ABSTRACT The foam generated in the CO2 flooding-produced fluids causes considerable oil and gas treatment problems, especially in the separation process. The foam in the gas-liquid separator is detrimental to the liquid level control and can also reduce the gas-liquid separating efficiency. To accelerate the defoaming process and increase the gas-liquid separating efficiency, different defoaming structures were evaluated and optimized experimentally within a horizontal separator with a gas-liquid cylindrical cyclone (GLCC) at the inlet.

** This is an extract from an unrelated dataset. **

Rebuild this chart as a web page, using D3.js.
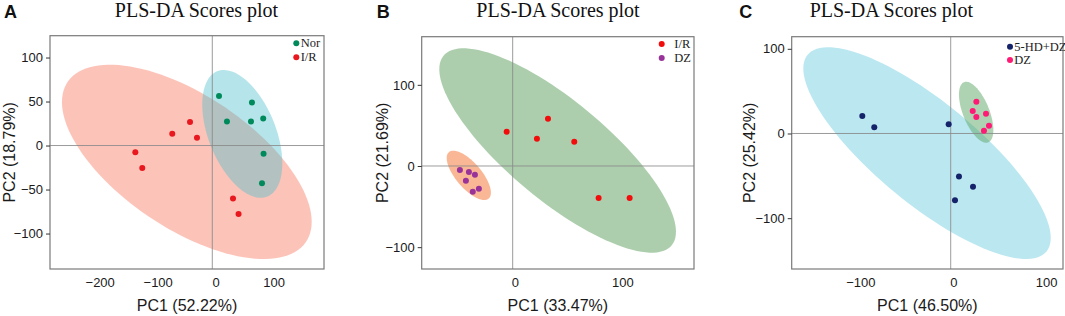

When the gas-phase flow is constant at 2 m3/h and the gas-liquid ratios are 0.4, 0.8, 1.2, 1.6, 2.0, and 2.4, the effects of the type, the quantity of defoaming baffles, and the spacing between defoaming baffles were investigated. The defoaming effect of the perforated folded baffle is better than that of the ordinary baffle and multi-cone baffle, reducing up to 11% of the time. With three defoaming baffles, the foam can be broken by sufficient interception and squeeze, and the defoaming effect is much better than a single baffle or two baffles, reducing up to 8% of the time. The relative increase of the defoaming distance is beneficial to the defoaming. Moreover, the defoaming effect of 120 mm spacing is better than 40 mm and 80 mm spacing, reducing up to 9% of the time.